DATA BLOCK:
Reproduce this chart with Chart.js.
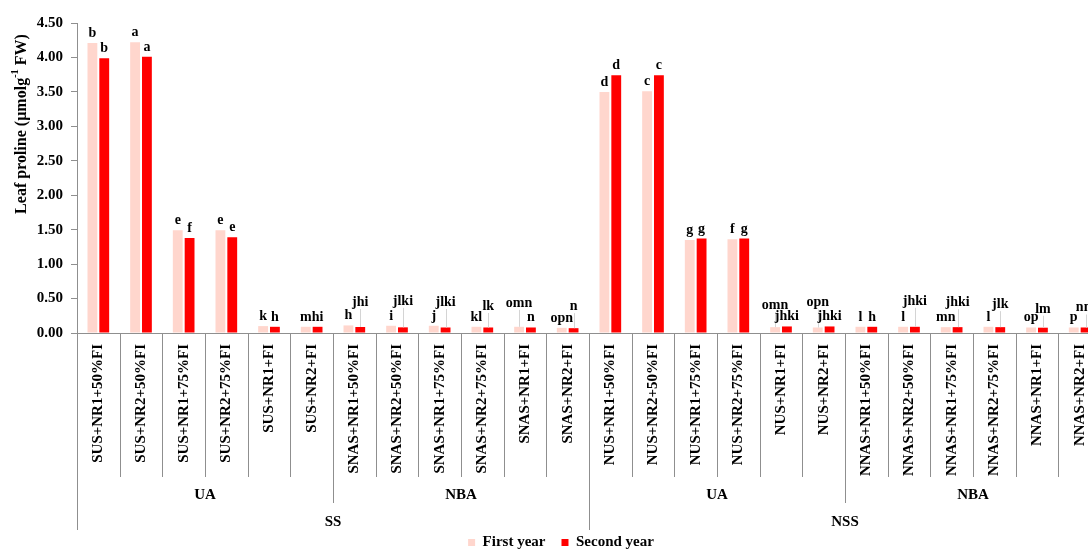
<!DOCTYPE html>
<html>
<head>
<meta charset="utf-8">
<script src="https://cdn.jsdelivr.net/npm/chart.js@4.4.0/dist/chart.umd.min.js"></script>
<style>
  html, body { margin: 0; padding: 0; background: #fff; overflow: hidden; }
  #wrap { width: 1088px; height: 550px; overflow: hidden; position: relative; }
  canvas { display: block; }
</style>
</head>
<body>
<div id="wrap"><canvas id="c" width="1108" height="560"></canvas></div>
<script>
// Treatments on the category axis
const treatments = [
  'SUS+NR1+50%FI', 'SUS+NR2+50%FI', 'SUS+NR1+75%FI', 'SUS+NR2+75%FI', 'SUS+NR1+FI', 'SUS+NR2+FI',
  'SNAS+NR1+50%FI', 'SNAS+NR2+50%FI', 'SNAS+NR1+75%FI', 'SNAS+NR2+75%FI', 'SNAS+NR1+FI', 'SNAS+NR2+FI',
  'NUS+NR1+50%FI', 'NUS+NR2+50%FI', 'NUS+NR1+75%FI', 'NUS+NR2+75%FI', 'NUS+NR1+FI', 'NUS+NR2+FI',
  'NNAS+NR1+50%FI', 'NNAS+NR2+50%FI', 'NNAS+NR1+75%FI', 'NNAS+NR2+75%FI', 'NNAS+NR1+FI', 'NNAS+NR2+FI'
];
// Second and third level of the axis
const amendGroups = ['UA', 'NBA', 'UA', 'NBA'];
const soilGroups = ['SS', 'NSS'];

const seriesNames = ['First year', 'Second year'];

// Leaf proline (µmol g-1 FW)
const firstYear = [
  4.21, 4.22, 1.49, 1.49, 0.10, 0.09,
  0.11, 0.105, 0.105, 0.09, 0.09, 0.075,
  3.50, 3.51, 1.35, 1.36, 0.085, 0.08,
  0.09, 0.09, 0.085, 0.09, 0.08, 0.08
];
const secondYear = [
  3.99, 4.01, 1.38, 1.39, 0.09, 0.09,
  0.087, 0.082, 0.08, 0.08, 0.08, 0.07,
  3.74, 3.74, 1.37, 1.37, 0.095, 0.095,
  0.09, 0.09, 0.085, 0.085, 0.077, 0.08
];

// Significance letters above each bar
const firstLetters = [
  'b', 'a', 'e', 'e', 'k', 'm',
  'h', 'i', 'j', 'kl', 'omn', 'opn',
  'd', 'c', 'g', 'f', 'omn', 'opn',
  'l', 'l', 'mn', 'l', 'op', 'p'
];
const secondLetters = [
  'b', 'a', 'f', 'e', 'h', 'hi',
  'jhi', 'jlki', 'jlki', 'lk', 'n', 'n',
  'd', 'c', 'g', 'g', 'jhki', 'jhki',
  'h', 'jhki', 'jhki', 'jlk', 'lm', 'nm'
];

const yTickValues = [0, 0.5, 1, 1.5, 2, 2.5, 3, 3.5, 4, 4.5];

const SERIF = "'Liberation Serif', 'Times New Roman', serif";
const AXIS_GREY = '#8f8f8f';

// Letters drawn above the bars; raised letters get a thin leader line
const letterPlugin = {
  id: 'letters',
  afterDatasetsDraw(chart, args, opts) {
    const { ctx } = chart;
    ctx.save();
    ctx.font = `bold ${opts.size}px ${SERIF}`;
    ctx.textAlign = 'center';
    ctx.textBaseline = 'alphabetic';
    const sets = [firstLetters, secondLetters];
    sets.forEach((letters, d) => {
      const meta = chart.getDatasetMeta(d);
      meta.data.forEach((bar, i) => {
        const lift = opts.lift[d][i] != null ? opts.lift[d][i] : opts.baseLift;
        const xb = bar.x;
        const top = bar.y;
        if (lift > opts.baseLift + 4) {
          ctx.strokeStyle = opts.leaderColor;
          ctx.lineWidth = 1;
          ctx.beginPath();
          ctx.moveTo(Math.round(xb) + 0.5, top - lift + 3);
          ctx.lineTo(Math.round(xb) + 0.5, top);
          ctx.stroke();
        }
      });
    });
    sets.forEach((letters, d) => {
      const meta = chart.getDatasetMeta(d);
      meta.data.forEach((bar, i) => {
        const lift = opts.lift[d][i] != null ? opts.lift[d][i] : opts.baseLift;
        ctx.fillStyle = '#000';
        ctx.fillText(letters[i], bar.x, bar.y - lift);
      });
    });
    ctx.restore();
  }
};

// Separators and group names below the category labels
const hierarchyPlugin = {
  id: 'hierarchy',
  afterDraw(chart, args, opts) {
    const { ctx, chartArea, scales: { x } } = chart;
    const n = treatments.length;
    const step = (x.right - x.left) / n;
    const y0 = chartArea.bottom;
    const perAmend = n / amendGroups.length;
    const perSoil = n / soilGroups.length;
    ctx.save();
    ctx.strokeStyle = opts.lineColor;
    ctx.lineWidth = 1;
    for (let i = 0; i <= n; i++) {
      const xb = Math.round(x.left + i * step) + 0.5;
      let depth = opts.depths[0];
      if (i % perSoil === 0) depth = opts.depths[2];
      else if (i % perAmend === 0) depth = opts.depths[1];
      ctx.beginPath();
      ctx.moveTo(xb, y0);
      ctx.lineTo(xb, y0 + depth);
      ctx.stroke();
    }
    ctx.fillStyle = '#000';
    ctx.font = `bold ${opts.size}px ${SERIF}`;
    ctx.textAlign = 'center';
    ctx.textBaseline = 'middle';
    amendGroups.forEach((g, k) => {
      const cx = x.left + (k + 0.5) * perAmend * step;
      ctx.fillText(g, cx, y0 + opts.textOffsets[0]);
    });
    soilGroups.forEach((g, k) => {
      const cx = x.left + (k + 0.5) * perSoil * step;
      ctx.fillText(g, cx, y0 + opts.textOffsets[1]);
    });
    ctx.restore();
  }
};

// Vertical axis title with a superscript
const yTitlePlugin = {
  id: 'ytitle',
  afterDraw(chart, args, opts) {
    const { ctx } = chart;
    const parts = [
      { t: 'Leaf proline (µmolg', s: opts.size, dy: 0 },
      { t: '-1', s: opts.size * 0.65, dy: -opts.size * 0.38 },
      { t: ' FW)', s: opts.size, dy: 0 }
    ];
    ctx.save();
    let total = 0;
    parts.forEach(p => { ctx.font = `bold ${p.s}px ${SERIF}`; p.w = ctx.measureText(p.t).width; total += p.w; });
    ctx.translate(opts.x, opts.y);
    ctx.rotate(-Math.PI / 2);
    ctx.fillStyle = '#000';
    ctx.textBaseline = 'middle';
    ctx.textAlign = 'left';
    let cx = -total / 2;
    parts.forEach(p => {
      ctx.font = `bold ${p.s}px ${SERIF}`;
      ctx.fillText(p.t, cx, p.dy + opts.size * 0.05);
      cx += p.w;
    });
    ctx.restore();
  }
};

const B = 6; // default letter lift above a bar
new Chart(document.getElementById('c'), {
  type: 'bar',
  data: {
    labels: treatments,
    datasets: [
      { label: seriesNames[0], data: firstYear, backgroundColor: '#FFD6CD',
        categoryPercentage: 0.555, barPercentage: 0.83 },
      { label: seriesNames[1], data: secondYear, backgroundColor: '#FF0000',
        categoryPercentage: 0.555, barPercentage: 0.83 }
    ]
  },
  options: {
    responsive: false,
    animation: false,
    events: [],
    layout: { padding: { top: 23, right: 7, left: 21, bottom: 0 } },
    scales: {
      x: {
        grid: { display: false },
        border: { display: true, color: AXIS_GREY },
        ticks: {
          autoSkip: false, minRotation: 90, maxRotation: 90, padding: 3,
          color: '#000', font: { family: SERIF, size: 15, weight: 'bold' }
        },
        afterFit: s => { s.height = 186; }
      },
      y: {
        min: 0, max: 4.5,
        afterBuildTicks: s => { s.ticks = yTickValues.map(v => ({ value: v })); },
        grid: { display: true, drawOnChartArea: false, drawTicks: true, tickLength: 6, color: AXIS_GREY },
        border: { display: true, color: AXIS_GREY },
        ticks: {
          padding: 8, color: '#000',
          font: { family: SERIF, size: 15, weight: 'bold' },
          callback: v => Number(v).toFixed(2)
        },
        afterFit: s => { s.width = 56; }
      }
    },
    plugins: {
      legend: {
        position: 'bottom',
        labels: {
          boxWidth: 7, boxHeight: 7, padding: 16, color: '#000',
          font: { family: SERIF, size: 15, weight: 'bold' }
        }
      },
      tooltip: { enabled: false },
      letters: {
        size: 14, baseLift: B, leaderColor: '#d4d4d4',
        lift: [
          [B, B, B, B, B, B, B, B, B, B, 20, B, B, B, B, B, 18, 21, B, B, B, B, B, B],
          [B, B, B, B, B, B, 21, 22.5, 21.5, 17.5, B, 18, B, B, B, B, B, B, B, 22, 21, 19, 15, 16]
        ]
      },
      hierarchy: { lineColor: AXIS_GREY, depths: [144, 170, 197], textOffsets: [162.5, 189.5], size: 15 },
      ytitle: { x: 21, y: 124, size: 16 }
    }
  },
  plugins: [letterPlugin, hierarchyPlugin, yTitlePlugin]
});
</script>
</body>
</html>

TASK DESCRIPTION: Pictures excluded, repeat exactly the lines from the top of the material through the line with "const seriesNames = ['First", including both of those lines.

RESULT OF THIS TASK:
Reproduce this chart with Chart.js.
<!DOCTYPE html>
<html>
<head>
<meta charset="utf-8">
<script src="https://cdn.jsdelivr.net/npm/chart.js@4.4.0/dist/chart.umd.min.js"></script>
<style>
  html, body { margin: 0; padding: 0; background: #fff; overflow: hidden; }
  #wrap { width: 1088px; height: 550px; overflow: hidden; position: relative; }
  canvas { display: block; }
</style>
</head>
<body>
<div id="wrap"><canvas id="c" width="1108" height="560"></canvas></div>
<script>
// Treatments on the category axis
const treatments = [
  'SUS+NR1+50%FI', 'SUS+NR2+50%FI', 'SUS+NR1+75%FI', 'SUS+NR2+75%FI', 'SUS+NR1+FI', 'SUS+NR2+FI',
  'SNAS+NR1+50%FI', 'SNAS+NR2+50%FI', 'SNAS+NR1+75%FI', 'SNAS+NR2+75%FI', 'SNAS+NR1+FI', 'SNAS+NR2+FI',
  'NUS+NR1+50%FI', 'NUS+NR2+50%FI', 'NUS+NR1+75%FI', 'NUS+NR2+75%FI', 'NUS+NR1+FI', 'NUS+NR2+FI',
  'NNAS+NR1+50%FI', 'NNAS+NR2+50%FI', 'NNAS+NR1+75%FI', 'NNAS+NR2+75%FI', 'NNAS+NR1+FI', 'NNAS+NR2+FI'
];
// Second and third level of the axis
const amendGroups = ['UA', 'NBA', 'UA', 'NBA'];
const soilGroups = ['SS', 'NSS'];

const seriesNames = ['First year', 'Second year'];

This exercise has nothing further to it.